Linear Transformations,Nullity and Rank. Need to know if my work is right

Question

Question $1$. $$T\begin{pmatrix}a & b\\\ c & d\end{pmatrix}=(d+b)+(b+2c+d)x+(3c+3d)x^2+4dx^3$$

What is the kernel and nullity of $T$? Is it $1-1$? What is the image and rank of $T$? Is it onto.

Answer for $Q1$: $b=c=d=0$. Nullity$=0$ and its $1-1$. The image is $\{1,x,x^2,x^3\}$ and rank$=4$. Its onto since $T$ is $1-1$.

Question $2. T(a_1,a_2,a_3)= (a_2,a_3,a_1)$. Is it $1-1$ and onto?
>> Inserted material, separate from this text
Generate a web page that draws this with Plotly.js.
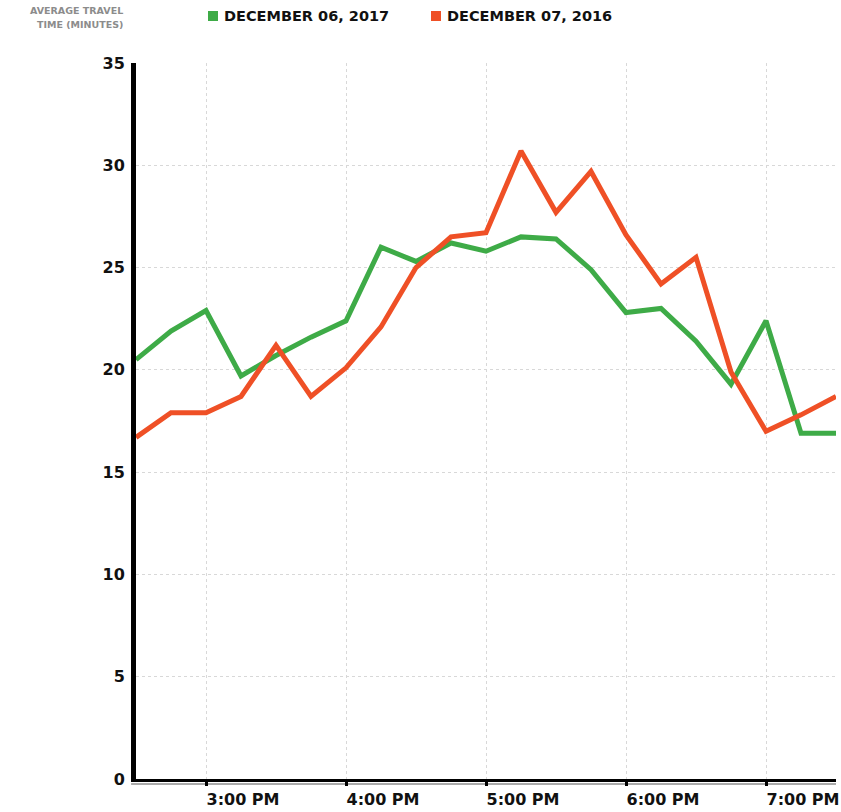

Answer for $Q2$: $(a_1, a_2, a_3)=0$ so nullity$=0$ and its $1-1$. $R(T)= \mathbb{R}^3$ and its onto since $T$ is $1-1$.

Answer 1

For question $1$, Note that $$T\left(\begin{bmatrix}1 & 0 \\ 0 & 0 \end{bmatrix}\right) = 0$$

Hence it is not one-to-one, and all conclusion using the assumption that it is one-to-one should be reexamined.

To find its image, note that

$$(d+b)+(b+2c+d)x+(3c+3d)x^2+4dx^3=b(1+x)+c(2x+3x^2)+d(x+3x^2)$$

Answer 2

You can use a systematic approach via matrices to the problem. Consider the standard basis $$ \left\{ E_1=\begin{pmatrix} 1 & 0 \\ 0 & 0 \end{pmatrix}, E_2=\begin{pmatrix} 0 & 1 \\ 0 & 0 \end{pmatrix}, E_3=\begin{pmatrix} 0 & 0 \\ 1 & 0 \end{pmatrix}, E_4=\begin{pmatrix} 0 & 0 \\ 0 & 1 \end{pmatrix} \right\} $$ of the domain and the standard basis $\{1,x,x^2,x^3\}$ of the codomain. Since $$ T(E_1)=0,\quad T(E_2)=1+x,\quad T(E_3)=2x+3x^2\quad T(E_4)=1+x+3x^2+4x^3 $$ we conclude that the matrix of $T$ with respect to these bases is $$ \begin{bmatrix} 0 & 1 & 0 & 1 \\ 0 & 1 & 2 & 1 \\ 0 & 0 & 3 & 3 \\ 0 & 0 & 0 & 4 \end{bmatrix} $$ Performing Gaussian elimination we have $$ \to \begin{bmatrix} 0 & 1 & 0 & 1 \\ 0 & 0 & 2 & 0 \\ 0 & 0 & 3 & 3 \\ 0 & 0 & 0 & 4 \end{bmatrix} \to \begin{bmatrix} 0 & 1 & 0 & 1 \\ 0 & 0 & 2 & 0 \\ 0 & 0 & 0 & 3 \\ 0 & 0 & 0 & 4 \end{bmatrix} \to \begin{bmatrix} 0 & 1 & 0 & 1 \\ 0 & 0 & 2 & 0 \\ 0 & 0 & 0 & 3 \\ 0 & 0 & 0 & 0 \end{bmatrix} $$ This tells us that the rank of the matrix is $3$, which is the same as the rank of $T$. Therefore the nullity is $4-3=1$.

Since clearly $E_1$ belongs to the kernel of $T$, a basis for the kernel is $\{E_1\}$. A basis for the image is $\{T(E_2),T(E_3),T(E_4)\}$.